▶ _DIRECTIVE_: Repeat exactly, and only, the lines from the one that contains "Emit a Python" through the one that contains "ax.axhline(t, color=grid_col, linewidth=1.2, zorder=1)", both ends included.

▶ _RECORDED DATA_:
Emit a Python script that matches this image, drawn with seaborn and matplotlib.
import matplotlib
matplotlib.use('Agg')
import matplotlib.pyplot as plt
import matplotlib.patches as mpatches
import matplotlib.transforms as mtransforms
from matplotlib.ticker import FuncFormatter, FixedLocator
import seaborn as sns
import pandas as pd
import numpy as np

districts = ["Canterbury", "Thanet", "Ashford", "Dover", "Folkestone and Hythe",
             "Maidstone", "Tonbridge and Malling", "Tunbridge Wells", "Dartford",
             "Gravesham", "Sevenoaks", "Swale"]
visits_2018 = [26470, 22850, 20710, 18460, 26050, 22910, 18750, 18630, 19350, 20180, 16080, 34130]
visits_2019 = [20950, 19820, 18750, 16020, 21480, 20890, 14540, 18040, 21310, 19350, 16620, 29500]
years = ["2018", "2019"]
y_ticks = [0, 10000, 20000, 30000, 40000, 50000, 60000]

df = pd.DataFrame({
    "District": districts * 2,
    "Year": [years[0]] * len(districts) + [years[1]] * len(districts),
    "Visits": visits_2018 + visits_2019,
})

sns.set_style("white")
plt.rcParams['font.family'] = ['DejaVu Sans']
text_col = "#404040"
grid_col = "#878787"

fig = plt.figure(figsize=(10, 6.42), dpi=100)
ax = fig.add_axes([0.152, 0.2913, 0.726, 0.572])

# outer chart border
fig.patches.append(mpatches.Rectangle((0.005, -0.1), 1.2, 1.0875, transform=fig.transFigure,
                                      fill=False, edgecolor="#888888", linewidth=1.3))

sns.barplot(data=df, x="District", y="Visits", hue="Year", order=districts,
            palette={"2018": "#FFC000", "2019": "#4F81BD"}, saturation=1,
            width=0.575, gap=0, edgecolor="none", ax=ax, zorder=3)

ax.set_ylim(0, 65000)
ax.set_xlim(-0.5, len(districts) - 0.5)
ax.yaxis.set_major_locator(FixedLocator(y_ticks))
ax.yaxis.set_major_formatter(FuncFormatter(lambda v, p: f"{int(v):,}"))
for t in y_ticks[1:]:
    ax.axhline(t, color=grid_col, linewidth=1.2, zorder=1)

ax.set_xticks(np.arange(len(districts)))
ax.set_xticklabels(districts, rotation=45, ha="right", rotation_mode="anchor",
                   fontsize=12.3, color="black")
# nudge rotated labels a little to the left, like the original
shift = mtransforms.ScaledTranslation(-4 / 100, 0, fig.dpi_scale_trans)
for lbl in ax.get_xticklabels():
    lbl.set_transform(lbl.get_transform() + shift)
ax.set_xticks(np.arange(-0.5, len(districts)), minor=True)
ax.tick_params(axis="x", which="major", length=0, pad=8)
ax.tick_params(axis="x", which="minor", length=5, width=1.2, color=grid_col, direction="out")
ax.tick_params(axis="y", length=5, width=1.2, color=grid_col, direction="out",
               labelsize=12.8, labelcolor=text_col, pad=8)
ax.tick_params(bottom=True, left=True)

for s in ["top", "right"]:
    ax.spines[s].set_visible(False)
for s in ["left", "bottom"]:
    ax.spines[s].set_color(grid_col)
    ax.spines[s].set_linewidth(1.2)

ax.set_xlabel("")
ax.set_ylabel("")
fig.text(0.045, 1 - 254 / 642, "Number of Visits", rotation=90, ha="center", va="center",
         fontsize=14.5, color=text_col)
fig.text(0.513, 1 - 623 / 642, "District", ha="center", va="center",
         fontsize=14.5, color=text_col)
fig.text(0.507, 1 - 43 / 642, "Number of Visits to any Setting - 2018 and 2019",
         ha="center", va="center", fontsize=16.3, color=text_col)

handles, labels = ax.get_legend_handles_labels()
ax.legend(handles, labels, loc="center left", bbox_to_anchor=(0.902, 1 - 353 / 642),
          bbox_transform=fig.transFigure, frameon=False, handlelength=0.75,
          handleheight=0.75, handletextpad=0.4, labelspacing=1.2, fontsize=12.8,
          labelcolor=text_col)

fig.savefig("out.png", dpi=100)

--

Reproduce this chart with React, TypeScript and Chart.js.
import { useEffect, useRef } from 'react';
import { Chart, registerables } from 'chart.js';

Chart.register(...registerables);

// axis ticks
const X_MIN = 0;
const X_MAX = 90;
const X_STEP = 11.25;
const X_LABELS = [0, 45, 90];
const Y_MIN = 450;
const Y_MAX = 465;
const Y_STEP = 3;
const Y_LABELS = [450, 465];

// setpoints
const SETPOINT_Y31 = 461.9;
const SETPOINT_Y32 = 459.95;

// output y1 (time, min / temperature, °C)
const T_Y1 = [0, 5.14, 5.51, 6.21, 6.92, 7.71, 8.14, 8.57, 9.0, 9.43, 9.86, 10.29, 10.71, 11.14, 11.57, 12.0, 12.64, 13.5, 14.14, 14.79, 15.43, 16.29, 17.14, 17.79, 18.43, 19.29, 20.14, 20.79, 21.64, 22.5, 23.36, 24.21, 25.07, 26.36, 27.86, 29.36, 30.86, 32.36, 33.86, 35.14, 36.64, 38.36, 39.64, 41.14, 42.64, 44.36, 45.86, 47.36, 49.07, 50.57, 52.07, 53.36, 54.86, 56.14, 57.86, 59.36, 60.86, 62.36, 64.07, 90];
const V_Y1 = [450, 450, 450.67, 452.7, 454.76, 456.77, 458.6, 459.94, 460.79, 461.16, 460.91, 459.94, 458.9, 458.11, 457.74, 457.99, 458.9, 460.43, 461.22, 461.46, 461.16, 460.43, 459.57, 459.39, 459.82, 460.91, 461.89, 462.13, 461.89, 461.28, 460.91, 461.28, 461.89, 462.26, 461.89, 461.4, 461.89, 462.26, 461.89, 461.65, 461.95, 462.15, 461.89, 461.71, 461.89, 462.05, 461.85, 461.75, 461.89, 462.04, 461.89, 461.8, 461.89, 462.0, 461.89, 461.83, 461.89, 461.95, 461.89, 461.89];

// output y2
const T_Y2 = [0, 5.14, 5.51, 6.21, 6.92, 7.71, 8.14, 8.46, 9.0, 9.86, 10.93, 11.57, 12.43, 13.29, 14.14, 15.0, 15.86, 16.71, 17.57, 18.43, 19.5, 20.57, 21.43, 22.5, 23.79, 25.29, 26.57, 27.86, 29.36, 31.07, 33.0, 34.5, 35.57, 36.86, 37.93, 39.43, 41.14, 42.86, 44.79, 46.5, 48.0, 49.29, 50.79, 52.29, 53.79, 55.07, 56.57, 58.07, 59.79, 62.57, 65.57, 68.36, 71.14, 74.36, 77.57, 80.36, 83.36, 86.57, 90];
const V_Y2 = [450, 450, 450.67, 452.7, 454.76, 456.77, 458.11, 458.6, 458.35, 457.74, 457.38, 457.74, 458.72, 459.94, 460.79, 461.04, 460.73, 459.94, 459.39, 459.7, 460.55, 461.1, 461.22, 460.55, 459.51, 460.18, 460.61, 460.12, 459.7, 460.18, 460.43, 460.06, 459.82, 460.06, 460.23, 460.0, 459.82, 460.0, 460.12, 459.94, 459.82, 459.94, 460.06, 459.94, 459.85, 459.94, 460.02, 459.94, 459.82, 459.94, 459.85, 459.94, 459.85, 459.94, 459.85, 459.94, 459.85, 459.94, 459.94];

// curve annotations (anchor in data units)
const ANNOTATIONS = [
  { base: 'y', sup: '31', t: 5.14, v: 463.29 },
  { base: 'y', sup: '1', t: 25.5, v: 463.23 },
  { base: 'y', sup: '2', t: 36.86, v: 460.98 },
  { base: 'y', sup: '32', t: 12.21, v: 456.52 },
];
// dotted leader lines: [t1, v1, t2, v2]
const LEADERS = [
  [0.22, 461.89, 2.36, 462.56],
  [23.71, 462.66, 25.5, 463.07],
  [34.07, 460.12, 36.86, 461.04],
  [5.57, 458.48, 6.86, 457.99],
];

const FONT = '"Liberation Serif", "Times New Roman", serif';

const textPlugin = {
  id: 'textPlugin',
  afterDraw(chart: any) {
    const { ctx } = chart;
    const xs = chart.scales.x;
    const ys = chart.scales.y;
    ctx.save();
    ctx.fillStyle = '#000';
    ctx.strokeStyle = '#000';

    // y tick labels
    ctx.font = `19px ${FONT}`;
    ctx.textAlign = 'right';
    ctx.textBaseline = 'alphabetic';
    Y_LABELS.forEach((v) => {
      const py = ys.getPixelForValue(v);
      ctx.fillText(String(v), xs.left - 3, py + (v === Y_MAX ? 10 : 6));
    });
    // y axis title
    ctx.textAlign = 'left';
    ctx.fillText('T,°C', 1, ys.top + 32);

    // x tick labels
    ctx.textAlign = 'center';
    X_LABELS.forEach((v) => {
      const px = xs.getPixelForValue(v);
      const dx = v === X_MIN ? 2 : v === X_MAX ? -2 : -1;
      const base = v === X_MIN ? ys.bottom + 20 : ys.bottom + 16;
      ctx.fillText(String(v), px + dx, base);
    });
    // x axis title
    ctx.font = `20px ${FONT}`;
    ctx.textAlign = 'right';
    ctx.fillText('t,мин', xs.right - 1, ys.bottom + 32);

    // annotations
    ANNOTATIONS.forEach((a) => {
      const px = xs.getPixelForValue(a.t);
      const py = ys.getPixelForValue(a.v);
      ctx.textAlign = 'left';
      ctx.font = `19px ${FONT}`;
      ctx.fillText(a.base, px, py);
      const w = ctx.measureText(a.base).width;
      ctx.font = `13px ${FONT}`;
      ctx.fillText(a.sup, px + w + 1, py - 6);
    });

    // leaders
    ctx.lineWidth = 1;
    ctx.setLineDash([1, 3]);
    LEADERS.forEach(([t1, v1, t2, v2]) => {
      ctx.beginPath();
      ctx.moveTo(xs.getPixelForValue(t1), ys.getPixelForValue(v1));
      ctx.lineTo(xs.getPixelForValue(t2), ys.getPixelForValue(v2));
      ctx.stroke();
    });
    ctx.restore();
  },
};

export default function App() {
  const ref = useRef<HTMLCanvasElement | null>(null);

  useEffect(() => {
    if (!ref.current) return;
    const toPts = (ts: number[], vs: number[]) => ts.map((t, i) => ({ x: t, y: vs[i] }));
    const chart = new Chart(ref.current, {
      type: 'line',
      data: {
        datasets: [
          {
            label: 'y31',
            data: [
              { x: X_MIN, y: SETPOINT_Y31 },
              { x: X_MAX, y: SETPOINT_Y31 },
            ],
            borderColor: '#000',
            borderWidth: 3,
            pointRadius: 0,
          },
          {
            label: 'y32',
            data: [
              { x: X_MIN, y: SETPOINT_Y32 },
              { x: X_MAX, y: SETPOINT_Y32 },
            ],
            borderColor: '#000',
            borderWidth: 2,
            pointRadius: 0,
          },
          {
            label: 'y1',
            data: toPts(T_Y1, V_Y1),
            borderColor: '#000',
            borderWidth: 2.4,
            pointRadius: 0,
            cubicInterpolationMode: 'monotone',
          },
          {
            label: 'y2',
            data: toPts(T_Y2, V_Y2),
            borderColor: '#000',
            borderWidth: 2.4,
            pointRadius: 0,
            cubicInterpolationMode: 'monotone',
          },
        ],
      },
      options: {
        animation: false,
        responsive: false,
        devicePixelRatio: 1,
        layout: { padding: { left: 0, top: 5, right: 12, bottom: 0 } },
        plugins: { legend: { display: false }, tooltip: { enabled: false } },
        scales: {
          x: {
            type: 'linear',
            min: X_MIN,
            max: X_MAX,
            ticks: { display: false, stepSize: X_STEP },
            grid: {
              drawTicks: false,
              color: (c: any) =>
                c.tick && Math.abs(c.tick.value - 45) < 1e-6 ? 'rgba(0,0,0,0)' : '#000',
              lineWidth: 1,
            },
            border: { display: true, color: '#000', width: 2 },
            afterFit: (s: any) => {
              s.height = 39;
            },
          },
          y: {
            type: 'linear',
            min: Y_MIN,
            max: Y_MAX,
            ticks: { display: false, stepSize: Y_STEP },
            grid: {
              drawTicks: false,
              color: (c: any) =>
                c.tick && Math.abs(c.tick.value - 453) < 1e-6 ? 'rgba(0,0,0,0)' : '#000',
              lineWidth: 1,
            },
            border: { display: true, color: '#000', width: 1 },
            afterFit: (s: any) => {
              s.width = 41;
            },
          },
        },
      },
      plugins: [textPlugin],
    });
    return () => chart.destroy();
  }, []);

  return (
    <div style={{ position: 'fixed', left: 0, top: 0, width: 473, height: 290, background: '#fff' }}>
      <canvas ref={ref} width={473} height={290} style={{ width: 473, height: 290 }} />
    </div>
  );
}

* * *

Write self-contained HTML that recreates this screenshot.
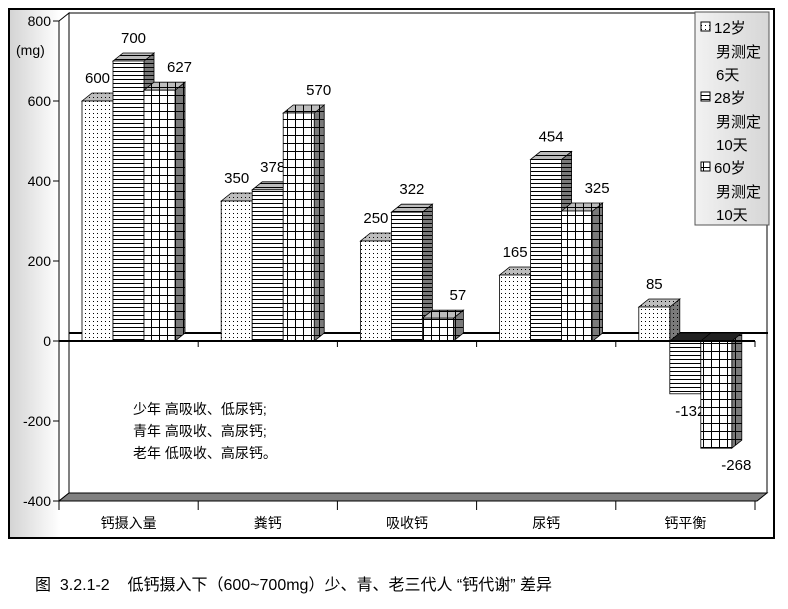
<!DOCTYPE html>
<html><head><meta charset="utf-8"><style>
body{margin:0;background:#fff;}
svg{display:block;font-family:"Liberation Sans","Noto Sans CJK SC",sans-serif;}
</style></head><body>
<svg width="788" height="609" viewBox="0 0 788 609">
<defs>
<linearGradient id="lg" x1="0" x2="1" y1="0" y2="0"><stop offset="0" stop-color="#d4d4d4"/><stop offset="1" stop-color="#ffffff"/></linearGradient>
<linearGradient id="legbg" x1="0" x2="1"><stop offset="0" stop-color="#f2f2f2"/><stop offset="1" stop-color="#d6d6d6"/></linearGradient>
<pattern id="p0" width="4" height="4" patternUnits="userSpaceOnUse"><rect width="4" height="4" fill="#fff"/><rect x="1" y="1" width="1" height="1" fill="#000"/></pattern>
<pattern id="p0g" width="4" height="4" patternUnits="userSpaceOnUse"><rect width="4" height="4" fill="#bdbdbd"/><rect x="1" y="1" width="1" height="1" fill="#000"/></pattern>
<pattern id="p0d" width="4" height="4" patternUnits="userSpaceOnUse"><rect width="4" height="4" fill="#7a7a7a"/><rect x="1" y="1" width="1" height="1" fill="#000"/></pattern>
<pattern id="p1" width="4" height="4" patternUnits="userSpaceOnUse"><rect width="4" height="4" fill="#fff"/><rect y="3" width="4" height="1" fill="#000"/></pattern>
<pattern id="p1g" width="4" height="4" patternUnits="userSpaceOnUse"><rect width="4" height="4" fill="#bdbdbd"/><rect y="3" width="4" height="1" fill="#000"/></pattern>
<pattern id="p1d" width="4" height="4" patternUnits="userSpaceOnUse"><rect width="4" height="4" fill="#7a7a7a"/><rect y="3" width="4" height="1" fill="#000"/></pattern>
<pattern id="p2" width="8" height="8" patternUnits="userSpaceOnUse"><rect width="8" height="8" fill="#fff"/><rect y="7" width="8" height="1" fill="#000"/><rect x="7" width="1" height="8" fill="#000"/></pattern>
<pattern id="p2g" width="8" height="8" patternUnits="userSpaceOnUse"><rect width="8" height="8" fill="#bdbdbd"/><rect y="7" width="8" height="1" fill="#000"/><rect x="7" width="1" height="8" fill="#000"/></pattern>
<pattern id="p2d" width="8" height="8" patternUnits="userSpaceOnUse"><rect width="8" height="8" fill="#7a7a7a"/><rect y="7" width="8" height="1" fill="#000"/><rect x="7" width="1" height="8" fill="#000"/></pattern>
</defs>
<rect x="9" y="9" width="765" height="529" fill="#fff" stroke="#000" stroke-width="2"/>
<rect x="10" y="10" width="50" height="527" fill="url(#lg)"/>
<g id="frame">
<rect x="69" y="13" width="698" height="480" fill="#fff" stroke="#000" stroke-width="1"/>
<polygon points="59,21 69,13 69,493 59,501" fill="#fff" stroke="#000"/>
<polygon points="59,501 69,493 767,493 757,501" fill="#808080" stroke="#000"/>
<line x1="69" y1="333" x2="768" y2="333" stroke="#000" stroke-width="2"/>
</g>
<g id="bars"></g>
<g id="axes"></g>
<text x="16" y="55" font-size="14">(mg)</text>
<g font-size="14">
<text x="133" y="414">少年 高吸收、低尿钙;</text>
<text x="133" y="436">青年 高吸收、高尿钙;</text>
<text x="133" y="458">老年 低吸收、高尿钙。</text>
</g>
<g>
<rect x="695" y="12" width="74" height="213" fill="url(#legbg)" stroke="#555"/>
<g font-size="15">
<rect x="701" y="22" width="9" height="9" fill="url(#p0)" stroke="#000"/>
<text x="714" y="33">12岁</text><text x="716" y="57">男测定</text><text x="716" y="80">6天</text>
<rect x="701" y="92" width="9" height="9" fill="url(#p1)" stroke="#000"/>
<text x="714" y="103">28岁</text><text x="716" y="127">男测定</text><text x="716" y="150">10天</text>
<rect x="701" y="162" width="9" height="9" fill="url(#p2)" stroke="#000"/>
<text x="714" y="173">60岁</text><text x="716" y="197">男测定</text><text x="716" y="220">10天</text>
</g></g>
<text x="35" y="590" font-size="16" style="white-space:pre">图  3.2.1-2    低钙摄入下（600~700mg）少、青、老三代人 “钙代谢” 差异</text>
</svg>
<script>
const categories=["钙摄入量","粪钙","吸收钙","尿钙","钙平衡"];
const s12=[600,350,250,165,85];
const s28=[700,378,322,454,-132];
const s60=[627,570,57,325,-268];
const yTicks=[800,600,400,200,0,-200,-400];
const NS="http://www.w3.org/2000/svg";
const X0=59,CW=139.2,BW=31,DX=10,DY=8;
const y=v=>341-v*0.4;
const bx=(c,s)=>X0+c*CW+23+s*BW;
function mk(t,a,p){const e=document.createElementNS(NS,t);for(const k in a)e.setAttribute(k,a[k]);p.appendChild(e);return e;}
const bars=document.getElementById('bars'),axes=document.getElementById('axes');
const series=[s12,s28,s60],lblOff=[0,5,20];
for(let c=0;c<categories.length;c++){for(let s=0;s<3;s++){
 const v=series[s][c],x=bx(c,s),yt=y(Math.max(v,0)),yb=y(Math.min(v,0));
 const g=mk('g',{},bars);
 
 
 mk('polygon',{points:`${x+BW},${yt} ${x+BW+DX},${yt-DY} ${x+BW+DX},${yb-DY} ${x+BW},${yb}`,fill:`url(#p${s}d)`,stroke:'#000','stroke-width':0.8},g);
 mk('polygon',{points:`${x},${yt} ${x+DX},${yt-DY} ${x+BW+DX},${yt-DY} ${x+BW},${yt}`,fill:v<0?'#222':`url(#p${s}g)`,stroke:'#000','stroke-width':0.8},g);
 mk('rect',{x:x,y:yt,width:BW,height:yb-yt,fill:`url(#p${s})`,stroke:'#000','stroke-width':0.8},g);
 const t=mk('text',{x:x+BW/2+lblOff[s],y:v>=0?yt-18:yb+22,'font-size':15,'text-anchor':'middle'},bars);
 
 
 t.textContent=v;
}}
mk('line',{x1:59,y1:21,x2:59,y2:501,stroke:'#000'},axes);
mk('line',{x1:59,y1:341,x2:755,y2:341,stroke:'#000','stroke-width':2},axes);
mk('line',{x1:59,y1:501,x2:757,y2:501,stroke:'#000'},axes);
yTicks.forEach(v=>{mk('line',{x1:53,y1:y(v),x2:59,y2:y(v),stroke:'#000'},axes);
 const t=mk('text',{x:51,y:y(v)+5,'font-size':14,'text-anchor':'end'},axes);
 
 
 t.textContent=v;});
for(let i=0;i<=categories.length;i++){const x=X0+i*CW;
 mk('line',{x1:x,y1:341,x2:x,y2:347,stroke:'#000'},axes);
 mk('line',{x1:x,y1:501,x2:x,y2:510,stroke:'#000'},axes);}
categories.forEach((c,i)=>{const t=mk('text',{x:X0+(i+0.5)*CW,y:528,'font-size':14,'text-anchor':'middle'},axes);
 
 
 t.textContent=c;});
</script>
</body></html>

▶ _RESULT_:
Emit a Python script that matches this image, drawn with seaborn and matplotlib.
import matplotlib
matplotlib.use('Agg')
import matplotlib.pyplot as plt
import matplotlib.patches as mpatches
import matplotlib.transforms as mtransforms
from matplotlib.ticker import FuncFormatter, FixedLocator
import seaborn as sns
import pandas as pd
import numpy as np

districts = ["Canterbury", "Thanet", "Ashford", "Dover", "Folkestone and Hythe",
             "Maidstone", "Tonbridge and Malling", "Tunbridge Wells", "Dartford",
             "Gravesham", "Sevenoaks", "Swale"]
visits_2018 = [26470, 22850, 20710, 18460, 26050, 22910, 18750, 18630, 19350, 20180, 16080, 34130]
visits_2019 = [20950, 19820, 18750, 16020, 21480, 20890, 14540, 18040, 21310, 19350, 16620, 29500]
years = ["2018", "2019"]
y_ticks = [0, 10000, 20000, 30000, 40000, 50000, 60000]

df = pd.DataFrame({
    "District": districts * 2,
    "Year": [years[0]] * len(districts) + [years[1]] * len(districts),
    "Visits": visits_2018 + visits_2019,
})

sns.set_style("white")
plt.rcParams['font.family'] = ['DejaVu Sans']
text_col = "#404040"
grid_col = "#878787"

fig = plt.figure(figsize=(10, 6.42), dpi=100)
ax = fig.add_axes([0.152, 0.2913, 0.726, 0.572])

# outer chart border
fig.patches.append(mpatches.Rectangle((0.005, -0.1), 1.2, 1.0875, transform=fig.transFigure,
                                      fill=False, edgecolor="#888888", linewidth=1.3))

sns.barplot(data=df, x="District", y="Visits", hue="Year", order=districts,
            palette={"2018": "#FFC000", "2019": "#4F81BD"}, saturation=1,
            width=0.575, gap=0, edgecolor="none", ax=ax, zorder=3)

ax.set_ylim(0, 65000)
ax.set_xlim(-0.5, len(districts) - 0.5)
ax.yaxis.set_major_locator(FixedLocator(y_ticks))
ax.yaxis.set_major_formatter(FuncFormatter(lambda v, p: f"{int(v):,}"))
for t in y_ticks[1:]:
    ax.axhline(t, color=grid_col, linewidth=1.2, zorder=1)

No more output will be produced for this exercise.